▼
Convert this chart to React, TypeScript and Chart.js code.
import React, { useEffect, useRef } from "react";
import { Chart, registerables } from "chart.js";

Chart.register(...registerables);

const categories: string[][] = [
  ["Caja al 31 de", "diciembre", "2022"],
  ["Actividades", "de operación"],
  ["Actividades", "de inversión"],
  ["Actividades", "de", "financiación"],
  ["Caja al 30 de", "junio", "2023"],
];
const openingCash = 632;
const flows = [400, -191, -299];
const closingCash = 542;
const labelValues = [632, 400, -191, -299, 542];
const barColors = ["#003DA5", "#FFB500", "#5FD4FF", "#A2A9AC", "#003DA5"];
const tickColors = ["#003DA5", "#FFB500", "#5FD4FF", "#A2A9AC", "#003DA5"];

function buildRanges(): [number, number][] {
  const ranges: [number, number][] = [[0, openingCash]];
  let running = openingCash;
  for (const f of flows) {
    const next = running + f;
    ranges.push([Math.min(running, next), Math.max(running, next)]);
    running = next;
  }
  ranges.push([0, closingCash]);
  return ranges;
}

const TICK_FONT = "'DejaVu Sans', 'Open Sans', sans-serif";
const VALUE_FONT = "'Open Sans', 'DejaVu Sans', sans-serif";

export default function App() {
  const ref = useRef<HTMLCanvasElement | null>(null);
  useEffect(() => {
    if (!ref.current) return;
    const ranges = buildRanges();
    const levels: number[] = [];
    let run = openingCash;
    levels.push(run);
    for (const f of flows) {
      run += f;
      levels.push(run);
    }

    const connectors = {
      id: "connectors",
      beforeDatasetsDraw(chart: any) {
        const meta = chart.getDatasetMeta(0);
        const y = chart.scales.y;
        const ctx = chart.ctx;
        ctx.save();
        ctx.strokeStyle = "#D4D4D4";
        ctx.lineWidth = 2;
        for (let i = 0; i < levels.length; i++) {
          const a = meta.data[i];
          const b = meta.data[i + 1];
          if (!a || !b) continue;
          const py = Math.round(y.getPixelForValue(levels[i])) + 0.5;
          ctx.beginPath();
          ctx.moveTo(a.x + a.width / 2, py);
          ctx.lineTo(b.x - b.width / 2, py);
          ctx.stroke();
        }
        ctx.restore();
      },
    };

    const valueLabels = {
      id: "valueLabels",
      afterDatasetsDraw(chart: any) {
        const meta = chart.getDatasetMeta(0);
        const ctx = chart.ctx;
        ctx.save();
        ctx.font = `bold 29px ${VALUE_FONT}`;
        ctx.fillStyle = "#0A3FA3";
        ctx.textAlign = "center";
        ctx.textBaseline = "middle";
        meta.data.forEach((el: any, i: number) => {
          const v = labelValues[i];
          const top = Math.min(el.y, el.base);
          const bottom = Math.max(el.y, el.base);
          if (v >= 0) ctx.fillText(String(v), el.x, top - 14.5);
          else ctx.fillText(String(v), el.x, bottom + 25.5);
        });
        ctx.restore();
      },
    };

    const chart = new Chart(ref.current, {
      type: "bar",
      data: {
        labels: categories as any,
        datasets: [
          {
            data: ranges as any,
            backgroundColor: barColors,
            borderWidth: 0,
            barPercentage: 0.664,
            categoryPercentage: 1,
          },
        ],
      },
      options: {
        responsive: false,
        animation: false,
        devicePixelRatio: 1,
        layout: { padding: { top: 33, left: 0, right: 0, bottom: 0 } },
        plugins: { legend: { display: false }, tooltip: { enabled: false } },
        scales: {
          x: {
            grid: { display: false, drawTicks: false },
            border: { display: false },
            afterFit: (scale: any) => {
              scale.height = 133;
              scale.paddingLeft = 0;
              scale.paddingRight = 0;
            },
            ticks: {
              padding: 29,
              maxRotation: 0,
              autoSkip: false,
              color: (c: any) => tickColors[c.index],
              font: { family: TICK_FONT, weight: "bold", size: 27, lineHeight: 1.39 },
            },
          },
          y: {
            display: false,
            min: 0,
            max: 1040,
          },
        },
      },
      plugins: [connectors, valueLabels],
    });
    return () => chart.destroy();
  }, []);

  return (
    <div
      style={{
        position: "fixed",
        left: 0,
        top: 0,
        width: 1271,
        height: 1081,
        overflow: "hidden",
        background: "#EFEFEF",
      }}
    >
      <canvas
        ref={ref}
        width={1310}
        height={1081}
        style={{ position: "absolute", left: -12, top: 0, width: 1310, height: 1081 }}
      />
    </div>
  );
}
▲
▶ [Written task]:
Write out the material exactly as given.

▶ [Solution to the exercise]:
Convert this chart to React, TypeScript and Chart.js code.
import React, { useEffect, useRef } from "react";
import { Chart, registerables } from "chart.js";

Chart.register(...registerables);

const categories: string[][] = [
  ["Caja al 31 de", "diciembre", "2022"],
  ["Actividades", "de operación"],
  ["Actividades", "de inversión"],
  ["Actividades", "de", "financiación"],
  ["Caja al 30 de", "junio", "2023"],
];
const openingCash = 632;
const flows = [400, -191, -299];
const closingCash = 542;
const labelValues = [632, 400, -191, -299, 542];
const barColors = ["#003DA5", "#FFB500", "#5FD4FF", "#A2A9AC", "#003DA5"];
const tickColors = ["#003DA5", "#FFB500", "#5FD4FF", "#A2A9AC", "#003DA5"];

function buildRanges(): [number, number][] {
  const ranges: [number, number][] = [[0, openingCash]];
  let running = openingCash;
  for (const f of flows) {
    const next = running + f;
    ranges.push([Math.min(running, next), Math.max(running, next)]);
    running = next;
  }
  ranges.push([0, closingCash]);
  return ranges;
}

const TICK_FONT = "'DejaVu Sans', 'Open Sans', sans-serif";
const VALUE_FONT = "'Open Sans', 'DejaVu Sans', sans-serif";

export default function App() {
  const ref = useRef<HTMLCanvasElement | null>(null);
  useEffect(() => {
    if (!ref.current) return;
    const ranges = buildRanges();
    const levels: number[] = [];
    let run = openingCash;
    levels.push(run);
    for (const f of flows) {
      run += f;
      levels.push(run);
    }

    const connectors = {
      id: "connectors",
      beforeDatasetsDraw(chart: any) {
        const meta = chart.getDatasetMeta(0);
        const y = chart.scales.y;
        const ctx = chart.ctx;
        ctx.save();
        ctx.strokeStyle = "#D4D4D4";
        ctx.lineWidth = 2;
        for (let i = 0; i < levels.length; i++) {
          const a = meta.data[i];
          const b = meta.data[i + 1];
          if (!a || !b) continue;
          const py = Math.round(y.getPixelForValue(levels[i])) + 0.5;
          ctx.beginPath();
          ctx.moveTo(a.x + a.width / 2, py);
          ctx.lineTo(b.x - b.width / 2, py);
          ctx.stroke();
        }
        ctx.restore();
      },
    };

    const valueLabels = {
      id: "valueLabels",
      afterDatasetsDraw(chart: any) {
        const meta = chart.getDatasetMeta(0);
        const ctx = chart.ctx;
        ctx.save();
        ctx.font = `bold 29px ${VALUE_FONT}`;
        ctx.fillStyle = "#0A3FA3";
        ctx.textAlign = "center";
        ctx.textBaseline = "middle";
        meta.data.forEach((el: any, i: number) => {
          const v = labelValues[i];
          const top = Math.min(el.y, el.base);
          const bottom = Math.max(el.y, el.base);
          if (v >= 0) ctx.fillText(String(v), el.x, top - 14.5);
          else ctx.fillText(String(v), el.x, bottom + 25.5);
        });
        ctx.restore();
      },
    };

    const chart = new Chart(ref.current, {
      type: "bar",
      data: {
        labels: categories as any,
        datasets: [
          {
            data: ranges as any,
            backgroundColor: barColors,
            borderWidth: 0,
            barPercentage: 0.664,
            categoryPercentage: 1,
          },
        ],
      },
      options: {
        responsive: false,
        animation: false,
        devicePixelRatio: 1,
        layout: { padding: { top: 33, left: 0, right: 0, bottom: 0 } },
        plugins: { legend: { display: false }, tooltip: { enabled: false } },
        scales: {
          x: {
            grid: { display: false, drawTicks: false },
            border: { display: false },
            afterFit: (scale: any) => {
              scale.height = 133;
              scale.paddingLeft = 0;
              scale.paddingRight = 0;
            },
            ticks: {
              padding: 29,
              maxRotation: 0,
              autoSkip: false,
              color: (c: any) => tickColors[c.index],
              font: { family: TICK_FONT, weight: "bold", size: 27, lineHeight: 1.39 },
            },
          },
          y: {
            display: false,
            min: 0,
            max: 1040,
          },
        },
      },
      plugins: [connectors, valueLabels],
    });
    return () => chart.destroy();
  }, []);

  return (
    <div
      style={{
        position: "fixed",
        left: 0,
        top: 0,
        width: 1271,
        height: 1081,
        overflow: "hidden",
        background: "#EFEFEF",
      }}
    >
      <canvas
        ref={ref}
        width={1310}
        height={1081}
        style={{ position: "absolute", left: -12, top: 0, width: 1310, height: 1081 }}
      />
    </div>
  );
}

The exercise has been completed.